**EXERCISE TASK:** Return only those lines from the line containing "Write a Python" to the line containing "<i>v</i><sub>d</sub> = 19.5±0.8", both included, and please omit the pictures.

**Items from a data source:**
## Begin

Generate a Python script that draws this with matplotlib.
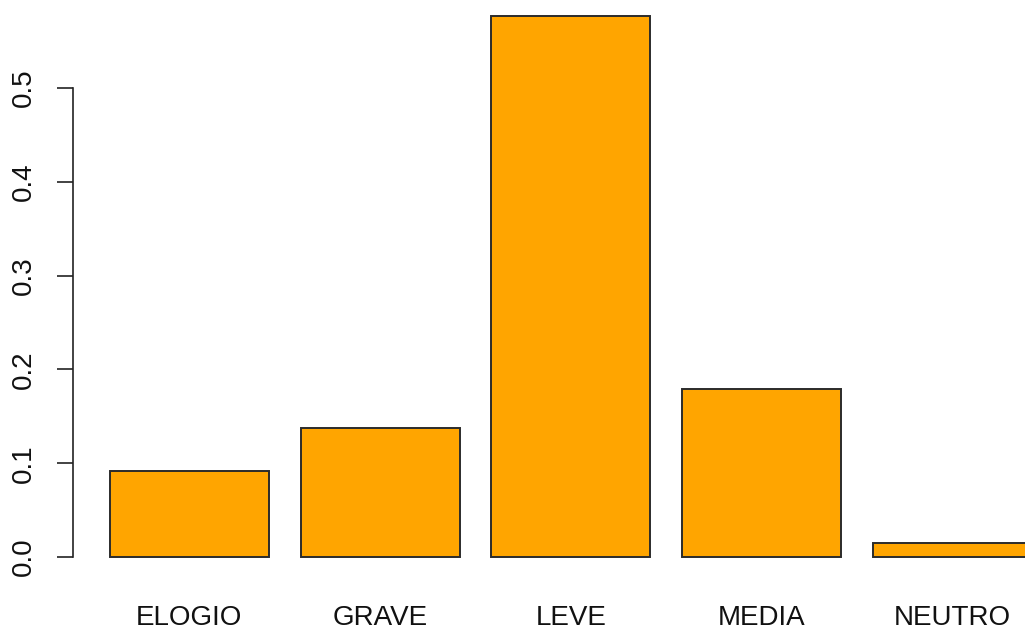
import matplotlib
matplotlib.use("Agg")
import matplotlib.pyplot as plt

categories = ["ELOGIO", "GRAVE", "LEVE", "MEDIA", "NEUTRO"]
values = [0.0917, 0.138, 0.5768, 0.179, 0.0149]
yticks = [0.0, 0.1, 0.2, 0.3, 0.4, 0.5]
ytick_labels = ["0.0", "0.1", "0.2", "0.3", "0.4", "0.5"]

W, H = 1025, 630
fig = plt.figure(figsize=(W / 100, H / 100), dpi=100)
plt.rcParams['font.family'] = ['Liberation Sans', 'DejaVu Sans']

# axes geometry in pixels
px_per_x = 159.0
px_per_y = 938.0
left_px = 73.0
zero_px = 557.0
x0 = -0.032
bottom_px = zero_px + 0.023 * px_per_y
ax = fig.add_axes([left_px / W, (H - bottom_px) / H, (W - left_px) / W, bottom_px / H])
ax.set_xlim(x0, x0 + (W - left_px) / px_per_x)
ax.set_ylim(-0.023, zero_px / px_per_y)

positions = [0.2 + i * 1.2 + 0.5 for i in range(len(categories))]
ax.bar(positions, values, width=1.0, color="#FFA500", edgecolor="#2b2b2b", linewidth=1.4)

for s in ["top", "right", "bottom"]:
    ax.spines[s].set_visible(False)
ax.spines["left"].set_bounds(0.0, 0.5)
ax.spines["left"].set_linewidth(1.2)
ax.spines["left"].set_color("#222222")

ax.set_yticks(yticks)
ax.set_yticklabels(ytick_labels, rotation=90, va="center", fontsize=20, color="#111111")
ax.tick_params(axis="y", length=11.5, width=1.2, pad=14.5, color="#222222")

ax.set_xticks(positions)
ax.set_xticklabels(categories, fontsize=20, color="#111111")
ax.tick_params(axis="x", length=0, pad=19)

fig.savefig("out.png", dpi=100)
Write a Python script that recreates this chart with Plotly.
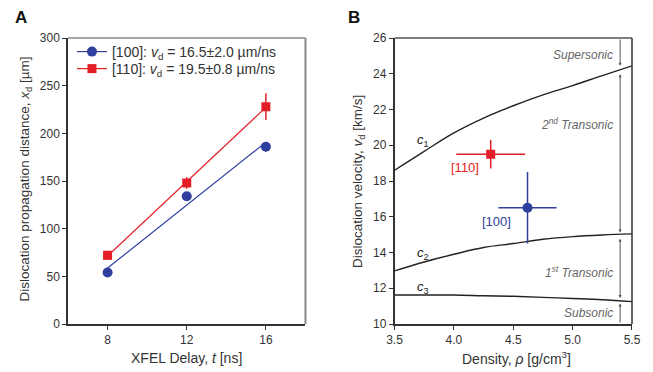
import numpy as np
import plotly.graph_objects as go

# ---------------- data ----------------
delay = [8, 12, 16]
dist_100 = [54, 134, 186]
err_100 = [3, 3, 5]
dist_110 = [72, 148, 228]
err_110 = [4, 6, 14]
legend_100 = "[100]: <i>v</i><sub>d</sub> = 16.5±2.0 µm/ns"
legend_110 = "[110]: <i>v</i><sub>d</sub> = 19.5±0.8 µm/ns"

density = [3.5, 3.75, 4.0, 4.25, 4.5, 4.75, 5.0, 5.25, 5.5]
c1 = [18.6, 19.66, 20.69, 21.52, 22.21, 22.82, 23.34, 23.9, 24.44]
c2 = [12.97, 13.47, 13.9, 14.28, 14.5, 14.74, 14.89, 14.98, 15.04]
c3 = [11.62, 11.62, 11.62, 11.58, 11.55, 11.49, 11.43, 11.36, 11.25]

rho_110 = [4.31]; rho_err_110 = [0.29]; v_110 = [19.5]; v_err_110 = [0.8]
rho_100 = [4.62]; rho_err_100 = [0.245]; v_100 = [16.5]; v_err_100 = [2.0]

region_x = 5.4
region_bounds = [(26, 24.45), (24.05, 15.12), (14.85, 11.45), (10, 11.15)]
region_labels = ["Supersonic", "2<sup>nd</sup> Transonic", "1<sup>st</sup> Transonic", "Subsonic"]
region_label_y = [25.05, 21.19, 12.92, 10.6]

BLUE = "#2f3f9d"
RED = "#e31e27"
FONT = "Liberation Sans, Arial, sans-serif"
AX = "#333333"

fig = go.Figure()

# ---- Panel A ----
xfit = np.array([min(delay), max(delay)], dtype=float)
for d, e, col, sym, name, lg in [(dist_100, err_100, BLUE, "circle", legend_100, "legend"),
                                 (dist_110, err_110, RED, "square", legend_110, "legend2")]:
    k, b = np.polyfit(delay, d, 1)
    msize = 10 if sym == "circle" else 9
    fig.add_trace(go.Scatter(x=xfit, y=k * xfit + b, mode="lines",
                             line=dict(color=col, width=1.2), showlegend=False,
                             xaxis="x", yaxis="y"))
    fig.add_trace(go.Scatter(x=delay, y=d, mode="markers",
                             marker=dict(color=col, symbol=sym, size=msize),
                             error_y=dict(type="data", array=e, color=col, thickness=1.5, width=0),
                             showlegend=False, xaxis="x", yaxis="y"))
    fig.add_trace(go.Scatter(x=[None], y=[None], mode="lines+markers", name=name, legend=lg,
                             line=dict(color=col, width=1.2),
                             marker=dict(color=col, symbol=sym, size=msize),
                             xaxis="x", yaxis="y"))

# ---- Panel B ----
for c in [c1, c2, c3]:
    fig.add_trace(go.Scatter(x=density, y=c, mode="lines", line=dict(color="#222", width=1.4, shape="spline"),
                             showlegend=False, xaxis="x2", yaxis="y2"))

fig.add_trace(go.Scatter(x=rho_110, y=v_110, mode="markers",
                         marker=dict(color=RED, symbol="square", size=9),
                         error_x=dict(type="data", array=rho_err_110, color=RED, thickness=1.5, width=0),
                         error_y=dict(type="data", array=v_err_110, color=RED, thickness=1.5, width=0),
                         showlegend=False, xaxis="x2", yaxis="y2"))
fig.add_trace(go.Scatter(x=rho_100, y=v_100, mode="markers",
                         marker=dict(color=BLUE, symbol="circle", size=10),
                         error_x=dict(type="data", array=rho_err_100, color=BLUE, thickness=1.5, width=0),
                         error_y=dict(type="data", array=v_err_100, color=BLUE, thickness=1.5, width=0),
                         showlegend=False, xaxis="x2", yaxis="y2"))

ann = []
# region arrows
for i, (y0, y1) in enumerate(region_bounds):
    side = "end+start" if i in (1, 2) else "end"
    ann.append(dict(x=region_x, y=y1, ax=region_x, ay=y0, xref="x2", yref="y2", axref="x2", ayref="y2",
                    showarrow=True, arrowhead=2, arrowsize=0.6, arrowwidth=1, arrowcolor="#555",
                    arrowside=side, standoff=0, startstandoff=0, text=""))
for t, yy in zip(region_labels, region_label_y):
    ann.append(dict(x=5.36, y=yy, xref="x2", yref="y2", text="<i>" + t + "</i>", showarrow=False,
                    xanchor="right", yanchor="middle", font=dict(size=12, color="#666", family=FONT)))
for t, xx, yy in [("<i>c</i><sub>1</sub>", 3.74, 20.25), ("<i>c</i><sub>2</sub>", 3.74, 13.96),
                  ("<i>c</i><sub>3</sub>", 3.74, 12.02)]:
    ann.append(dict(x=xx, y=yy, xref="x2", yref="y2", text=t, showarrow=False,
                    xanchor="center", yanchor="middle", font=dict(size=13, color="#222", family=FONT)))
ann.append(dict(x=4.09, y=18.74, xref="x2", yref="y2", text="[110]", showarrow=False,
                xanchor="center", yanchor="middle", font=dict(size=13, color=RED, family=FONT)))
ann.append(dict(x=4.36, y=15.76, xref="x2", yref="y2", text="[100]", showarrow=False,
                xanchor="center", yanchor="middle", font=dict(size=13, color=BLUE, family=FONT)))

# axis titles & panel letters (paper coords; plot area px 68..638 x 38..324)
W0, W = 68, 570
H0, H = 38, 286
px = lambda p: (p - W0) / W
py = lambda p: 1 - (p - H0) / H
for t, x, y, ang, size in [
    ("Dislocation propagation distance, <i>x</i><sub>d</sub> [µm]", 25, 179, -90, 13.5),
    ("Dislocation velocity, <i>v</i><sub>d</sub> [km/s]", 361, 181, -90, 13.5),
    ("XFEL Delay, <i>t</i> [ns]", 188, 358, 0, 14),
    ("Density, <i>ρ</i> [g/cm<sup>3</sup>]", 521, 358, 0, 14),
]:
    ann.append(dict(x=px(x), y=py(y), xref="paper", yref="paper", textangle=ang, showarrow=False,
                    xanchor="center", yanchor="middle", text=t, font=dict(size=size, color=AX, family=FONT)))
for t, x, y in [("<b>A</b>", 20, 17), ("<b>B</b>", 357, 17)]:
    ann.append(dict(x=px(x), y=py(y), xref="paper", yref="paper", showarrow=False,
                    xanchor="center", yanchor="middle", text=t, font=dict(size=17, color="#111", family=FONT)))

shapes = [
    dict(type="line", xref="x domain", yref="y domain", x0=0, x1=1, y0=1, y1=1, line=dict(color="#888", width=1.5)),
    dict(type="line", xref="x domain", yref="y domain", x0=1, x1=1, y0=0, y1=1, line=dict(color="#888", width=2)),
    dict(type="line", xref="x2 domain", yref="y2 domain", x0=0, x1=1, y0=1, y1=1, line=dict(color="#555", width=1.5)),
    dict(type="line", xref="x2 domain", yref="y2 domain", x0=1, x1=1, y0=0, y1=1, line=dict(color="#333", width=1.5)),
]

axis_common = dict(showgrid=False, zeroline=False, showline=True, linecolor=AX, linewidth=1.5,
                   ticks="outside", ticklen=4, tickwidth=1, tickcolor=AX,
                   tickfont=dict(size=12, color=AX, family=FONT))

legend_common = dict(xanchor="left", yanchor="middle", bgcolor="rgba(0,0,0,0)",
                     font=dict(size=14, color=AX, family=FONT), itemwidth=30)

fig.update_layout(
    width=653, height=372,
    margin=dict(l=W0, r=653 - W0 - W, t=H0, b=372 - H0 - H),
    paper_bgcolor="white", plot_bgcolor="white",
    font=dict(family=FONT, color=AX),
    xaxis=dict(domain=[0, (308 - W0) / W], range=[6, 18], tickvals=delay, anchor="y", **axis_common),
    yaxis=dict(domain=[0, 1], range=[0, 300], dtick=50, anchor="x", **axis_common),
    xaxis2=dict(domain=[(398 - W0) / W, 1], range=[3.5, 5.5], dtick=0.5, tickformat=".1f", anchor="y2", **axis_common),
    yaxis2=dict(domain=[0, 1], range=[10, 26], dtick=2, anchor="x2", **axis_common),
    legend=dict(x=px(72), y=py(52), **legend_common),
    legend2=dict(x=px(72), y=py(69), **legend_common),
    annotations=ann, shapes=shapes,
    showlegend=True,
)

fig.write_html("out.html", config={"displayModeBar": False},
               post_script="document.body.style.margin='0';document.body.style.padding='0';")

## End

**RESPONSE TO THE TASK:**
Write a Python script that recreates this chart with Plotly.
import numpy as np
import plotly.graph_objects as go

# ---------------- data ----------------
delay = [8, 12, 16]
dist_100 = [54, 134, 186]
err_100 = [3, 3, 5]
dist_110 = [72, 148, 228]
err_110 = [4, 6, 14]
legend_100 = "[100]: <i>v</i><sub>d</sub> = 16.5±2.0 µm/ns"
legend_110 = "[110]: <i>v</i><sub>d</sub> = 19.5±0.8 µm/ns"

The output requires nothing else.